It starts off talking about a study conducted a few years ago, where subjects were essentially asked to associate Asian American (i.e. TV personality Connie Chung, tennis star Michael Chang) and British names (i.e. Hugh Grant, Elizabeth Hurley) with American or foreign symbols:
A few years ago, psychologists Mahzarin Banaji and Thierry Devos showed the names of a number of celebrities to a group of volunteers and asked them to classify the well-known personalities as American or non-American. The list included television personality Connie Chung and tennis star Michael Chang, both Asian Americans, as well as British actors Hugh Grant and Elizabeth Hurley. The volunteers had no trouble identifying Chung and Chang as American and Grant and Hurley as foreigners.I don't think those results surprised anyone. Asian Americans still constantly have to deal with the erroneous, xenophobic perception that we're inherently "foreign" and couldn't possibly be American. Yes, you idiot. I was born here, this is where I'm really from, and I speak English. Surprise.
The psychologists then asked the group which names they associated with iconic American symbols such as the U.S. flag, the Capitol building and Mount Rushmore, and which ones they associated with generically foreign symbols such as the United Nations building in Geneva, a Ukrainian 100-hryven bill and a map of Luxembourg.
The psychologists found that the participants, who were asked to answer quickly, were dramatically quicker to associate the American symbols with the British actors, and the foreign symbols with the Asian Americans. The results suggest that on a subconscious level people were using ethnicity as a proxy for American identity and equating whites -- even white foreigners -- with things American.
But it doesn't end there. We as Asian Americans might be the "perpetual foreigners," but the bias apparently extends to other (non-white) ethnic groups, including African Americans:
The psychologists initially assumed that this bias began and ended with Asian Americans and would not apply to other ethnic groups. But in another experiment involving famous black athletes around the time of the 2000 Sydney Olympics, they found that the same pattern applied to African Americans. Although white volunteers agreed explicitly that hurdlers Allen Johnson and Angelo Taylor, who won two golds at Sydney, "contributed to the glory of America" and "represent what America is all about," they were slower to associate photos of black athletes than white athletes with American symbols.

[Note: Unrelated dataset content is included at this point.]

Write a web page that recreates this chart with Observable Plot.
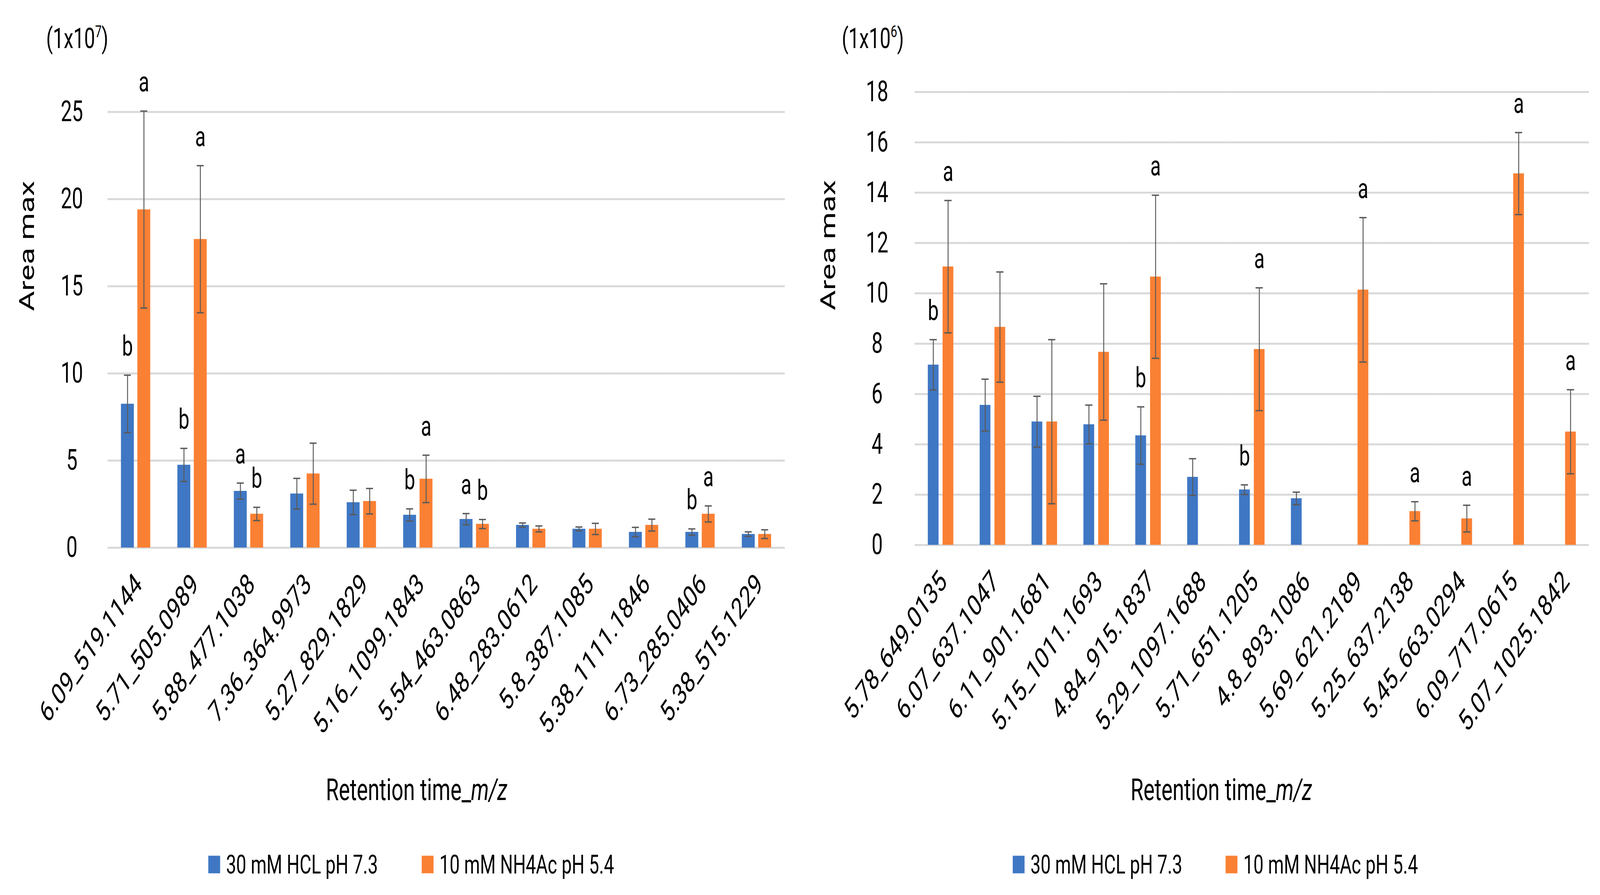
<!DOCTYPE html>
<html>
<head>
<meta charset="utf-8">
<script src="https://cdn.jsdelivr.net/npm/d3@7"></script>
<script src="https://cdn.jsdelivr.net/npm/@observablehq/plot@0.6"></script>
<style>
html, body { margin: 0; padding: 0; background: #fff; overflow: hidden; }
#page { position: relative; width: 5953px; height: 2290px; background: #fff; font-family: Roboto, sans-serif; color: #000; overflow: hidden; transform-origin: 0 0; }
.panel { position: absolute; top: 170px; }
.unit { position: absolute; font-size: 72px; line-height: 1; transform: translateY(-50%); white-space: nowrap; }
.unit sup { font-size: 0.6em; vertical-align: 0.65em; line-height: 0; }
.xtitle { position: absolute; font-size: 78px; line-height: 1; transform: translate(-50%, -50%); white-space: nowrap; }
.leg { position: absolute; display: flex; align-items: center; font-size: 67px; line-height: 1; transform: translateY(-50%); white-space: nowrap; }
.sw { width: 44px; height: 45px; margin-right: 22px; }
</style>
</head>
<body>
<div id="page"></div>
<script>
// ---- data ----
const seriesNames = ["30 mM HCL pH 7.3", "10 mM NH4Ac pH 5.4"];
const seriesColors = ["#3F77C4", "#FA8033"];

// Left chart (x1e7)
const leftCategories = ["6.09_519.1144", "5.71_505.0989", "5.88_477.1038", "7.36_364.9973", "5.27_829.1829", "5.16_1099.1843", "5.54_463.0863", "6.48_283.0612", "5.8_387.1085", "5.38_1111.1846", "6.73_285.0406", "5.38_515.1229"];
const leftHCL = [8.25, 4.75, 3.25, 3.1, 2.6, 1.88, 1.64, 1.3, 1.08, 0.9, 0.9, 0.78];
const leftHCLErr = [1.65, 0.95, 0.46, 0.88, 0.7, 0.35, 0.32, 0.12, 0.11, 0.27, 0.18, 0.13];
const leftHCLLetters = ["b", "b", "a", "", "", "b", "a", "", "", "", "b", ""];
const leftNH4 = [19.4, 17.7, 1.94, 4.25, 2.67, 3.95, 1.36, 1.08, 1.08, 1.3, 1.94, 0.78];
const leftNH4Err = [5.65, 4.22, 0.38, 1.75, 0.73, 1.36, 0.26, 0.17, 0.32, 0.34, 0.46, 0.25];
const leftNH4Letters = ["a", "a", "b", "", "", "a", "b", "", "", "", "a", ""];
const leftYTicks = [0, 5, 10, 15, 20, 25];

// Right chart (x1e6)
const rightCategories = ["5.78_649.0135", "6.07_637.1047", "6.11_901.1681", "5.15_1011.1693", "4.84_915.1837", "5.29_1097.1688", "5.71_651.1205", "4.8_893.1086", "5.69_621.2189", "5.25_637.2138", "5.45_663.0294", "6.09_717.0615", "5.07_1025.1842"];
const rightHCL = [7.16, 5.56, 4.9, 4.79, 4.35, 2.7, 2.2, 1.85, null, null, null, null, null];
const rightHCLErr = [1.0, 1.03, 1.01, 0.77, 1.14, 0.73, 0.19, 0.25, null, null, null, null, null];
const rightHCLLetters = ["b", "", "", "", "b", "", "b", "", "", "", "", "", ""];
const rightNH4 = [11.06, 8.66, 4.9, 7.67, 10.66, null, 7.78, null, 10.14, 1.34, 1.05, 14.76, 4.5];
const rightNH4Err = [2.63, 2.19, 3.26, 2.71, 3.24, null, 2.44, null, 2.87, 0.38, 0.53, 1.63, 1.67];
const rightNH4Letters = ["a", "", "", "", "a", "", "a", "", "a", "a", "a", "a", "a"];
const rightYTicks = [0, 2, 4, 6, 8, 10, 12, 14, 16, 18];

function buildRows(cats, a, aErr, aLet, b, bErr, bLet) {
  const out = [];
  cats.forEach((c, i) => {
    [[a, aErr, aLet, 0], [b, bErr, bLet, 1]].forEach(([v, e, l, s]) => {
      if (v[i] == null) return;
      out.push({cat: c, series: seriesNames[s], value: v[i], lo: v[i] - e[i], hi: v[i] + e[i], letter: l[i]});
    });
  });
  return out;
}

const errColor = "#5a5a5a";

function makeChart(o) {
  const data = o.data;
  return Plot.plot({
    width: o.width,
    height: 1730,
    marginTop: o.mt,
    marginBottom: o.mb,
    marginLeft: o.ml,
    marginRight: o.mr,
    style: {fontFamily: "Roboto, sans-serif", background: "#fff", color: "#000", overflow: "visible"},
    fx: {domain: o.cats, padding: 0, label: null},
    x: {domain: seriesNames, paddingInner: o.pIn, paddingOuter: o.pOut, axis: null},
    y: {domain: [0, o.yMax]},
    color: {domain: seriesNames, range: seriesColors},
    marks: [
      Plot.gridY(o.ticks, {stroke: "#d9d9d9", strokeOpacity: 1, strokeWidth: 5}),
      Plot.barY(data, {fx: "cat", x: "series", y: "value", fill: "series"}),
      Plot.ruleX(data, {fx: "cat", x: "series", y1: "lo", y2: "hi", stroke: errColor, strokeWidth: 3.5}),
      Plot.tickY(data, {fx: "cat", x: "series", y: "lo", stroke: errColor, strokeWidth: 3.5, insetLeft: o.capInset, insetRight: o.capInset}),
      Plot.tickY(data, {fx: "cat", x: "series", y: "hi", stroke: errColor, strokeWidth: 3.5, insetLeft: o.capInset, insetRight: o.capInset}),
      Plot.text(data.filter(d => d.letter), {fx: "cat", x: "series", y: "hi", text: "letter", lineAnchor: "bottom", dy: -50, fontSize: 72, fill: "#000"}),
      Plot.axisY(o.ticks, {tickSize: 0, tickPadding: o.tickPad, textAnchor: "middle", tickFormat: d => String(d), label: null, fontSize: 74, fill: "#000"}),
      Plot.axisFx({anchor: "bottom", tickRotate: -45, tickSize: 0, tickPadding: 80, dx: 10, label: null, fontSize: 76, fill: "#000"}),
      Plot.text(["Area max"], {fx: () => o.cats[0], frameAnchor: "left", rotate: -90, dx: o.labelDx, dy: o.labelDy, fontSize: 79, fill: "#000"})
    ]
  });
}

const page = document.getElementById("page");

function addPanel(left, chartEl) {
  const p = document.createElement("div");
  p.className = "panel";
  p.style.left = left + "px";
  p.appendChild(chartEl);
  page.appendChild(p);
}

function addHTML(html) {
  const d = document.createElement("div");
  d.innerHTML = html;
  while (d.firstChild) page.appendChild(d.firstChild);
}

const leftChart = makeChart({
  cats: leftCategories,
  data: buildRows(leftCategories, leftHCL, leftHCLErr, leftHCLLetters, leftNH4, leftNH4Err, leftNH4Letters),
  yMax: 25, ticks: leftYTicks,
  width: 2976, mt: 116, mb: 499, ml: 396, mr: 53,
  pIn: 0.21, pOut: 0.803, capInset: 11, tickPad: 133,
  labelDx: -300, labelDy: -48
});
const rightChart = makeChart({
  cats: rightCategories,
  data: buildRows(rightCategories, rightHCL, rightHCLErr, rightHCLLetters, rightNH4, rightNH4Err, rightNH4Letters),
  yMax: 18, ticks: rightYTicks,
  width: 2977, mt: 65, mb: 506, ml: 423, mr: 38,
  pIn: 0.268, pOut: 0.862, capInset: 6.5, tickPad: 140,
  labelDx: -321, labelDy: -21
});

addPanel(0, leftChart);
addPanel(2976, rightChart);

function legendHTML(x1, x2) {
  return `<div class="leg" style="left:${x1}px;top:2212px"><div class="sw" style="background:${seriesColors[0]}"></div><span>${seriesNames[0]}</span></div>` +
         `<div class="leg" style="left:${x2}px;top:2212px"><div class="sw" style="background:${seriesColors[1]}"></div><span>${seriesNames[1]}</span></div>`;
}

addHTML(`<div class="unit" style="left:172px;top:99px">(1x10<sup>7</sup>)</div>`);
addHTML(`<div class="unit" style="left:3132px;top:99px">(1x10<sup>6</sup>)</div>`);
addHTML(`<div class="xtitle" style="left:1550px;top:2021px">Retention time_<i>m/z</i></div>`);
addHTML(`<div class="xtitle" style="left:4544px;top:2021px">Retention time_<i>m/z</i></div>`);
addHTML(legendHTML(775, 1569));
addHTML(legendHTML(3768, 4560));

// The window may be narrower than the 5953x2290 design: fit the page to it.
function fit() {
  const sx = Math.min(1, window.innerWidth / 5953);
  const sy = Math.min(1, window.innerHeight / 2290);
  page.style.transform = (sx < 1 || sy < 1) ? `scale(${sx}, ${sy})` : "";
}
fit();
window.addEventListener("resize", fit);
</script>
</body>
</html>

Black participants, on the other hand, were as quick to associate black athletes as white athletes with being American.It makes sense then that the "white equals American" bias could play a powerful role in the presidential election. During the primary season, researchers found that on a subconscious level, people more easily associated Senator Hillary Rodham Clinton with being American than Senator Barack Obama. Even more remarkably, they found that subjects were quicker to associate former British prime minister Tony Blair with being American than Obama. The same goes, of course, when Obama is compared to John McCain:
On a conscious level, the participants had no trouble identifying Obama and Clinton as American, and Blair as a foreigner. But Devos and Ma found that the subconscious associations mattered: People who were slower to see Obama as American on a subconscious level were less likely to be willing to vote for the senator from Illinois than people who more easily associated him with American symbols. This was true of both Republicans and Democrats.It's important to emphasize that the bias uncovered by the studies was subtle, and only one of many factors that go into people's voting choices. Lots of folks will indeed pick their candidate based on policy positions, partisan identification and personal circumstances. But you can't deny that this subconscious bias exists. We all have a subconscious bias of some sort.

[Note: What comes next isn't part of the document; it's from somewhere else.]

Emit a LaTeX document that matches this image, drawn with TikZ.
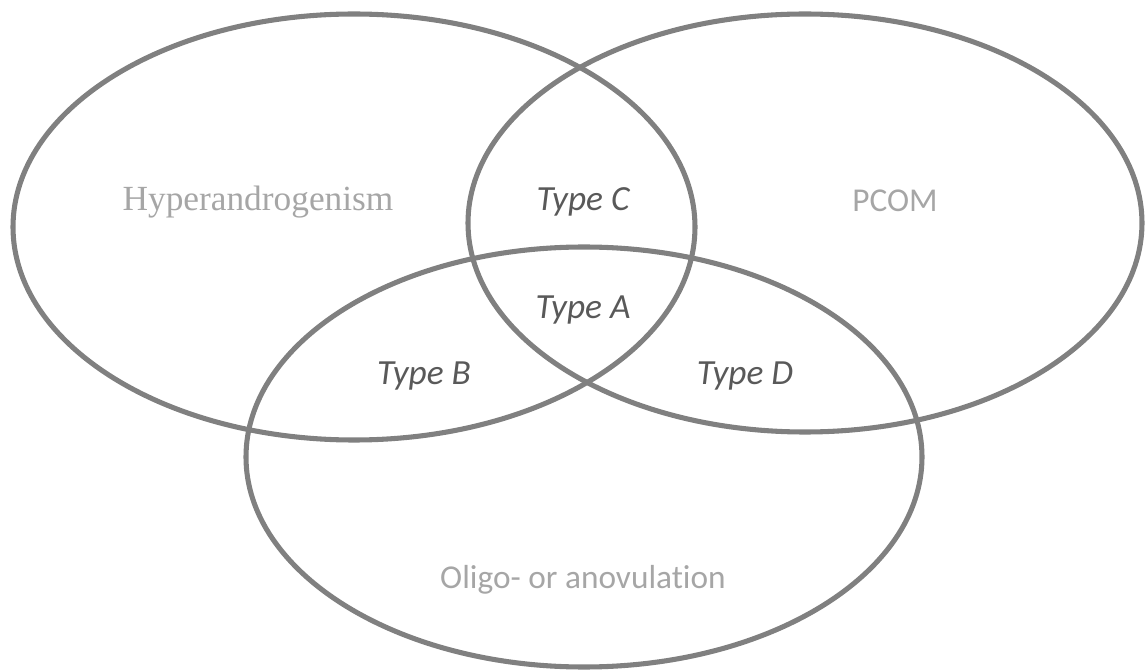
\documentclass[tikz,border=0pt]{standalone}
\usepackage{fontspec}
\setmainfont{Liberation Serif}
\newfontfamily\calibri[Ligatures=NoCommon]{Carlito}
\usepackage{xcolor}
\usepackage{tikz}
\usetikzlibrary{positioning, shapes.geometric}

\definecolor{ringgray}{HTML}{808080}
\definecolor{setgray}{HTML}{A6A6A6}
\definecolor{typegray}{HTML}{595959}

\begin{document}
\begin{tikzpicture}[
        x=0.75pt, y=-0.75pt,
        ring/.style={ellipse, draw=ringgray, line width=3.8pt, inner sep=0pt},
        setlabel/.style={anchor=base, text=setgray, font=\calibri\fontsize{25}{30}\selectfont},
        typelabel/.style={anchor=base, text=typegray, font=\calibri\itshape\fontsize{26.5}{32}\selectfont},
    ]
        \useasboundingbox (0,0) rectangle (1147,670);

        % Sets
        \node[ring, minimum width=511.5pt, minimum height=319.5pt] (hyper) at (354,227) {};
        \node[ring, minimum width=505.5pt, minimum height=313.5pt] (pcom) at (805,223) {};
        \node[ring, minimum width=507pt, minimum height=315pt] (oligo) at (584,457) {};

        % Set names
        \node[setlabel, font=\fontsize{26.5}{32}\selectfont] (hypername) at (258,211) {Hyperandrogenism};
        \node[setlabel] (pcomname) at (895,212) {PCOM};
        \node[setlabel] (oligoname) at (583,588) {Oligo- or anovulation};

        % Overlaps
        \node[typelabel] (typec) at (583,211) {Type C};
        \node[typelabel] (typea) at (583,319) {Type A};
        \node[typelabel] (typeb) at (424,385) {Type B};
        \node[typelabel] (typed) at (745,385) {Type D};

    \end{tikzpicture}
\end{document}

In a final set of experiments completed just last week, Thierry said the researchers had found an identical pattern when they compared people's subconscious associations with Obama and his Republican presidential opponent, Sen. John McCain. On a conscious level, volunteers said that both Obama and McCain were American, but on a subconscious level, volunteers were quicker to associate McCain with being American than Obama -- and the strength of these subconscious associations predicted people's voting intentions.
Hell, for some people, it's not even subconscious bias. It's full-on, out-in-the-open bias. And ignorance. When you have people at a McCain rally saying things like, "I don't trust Obama... he's an Arab," you can't deny that bias and ignorance are informing some decisions at the polls. No lady, he's not "an Arab," and even if he was, there ain't a damn thing wrong with that.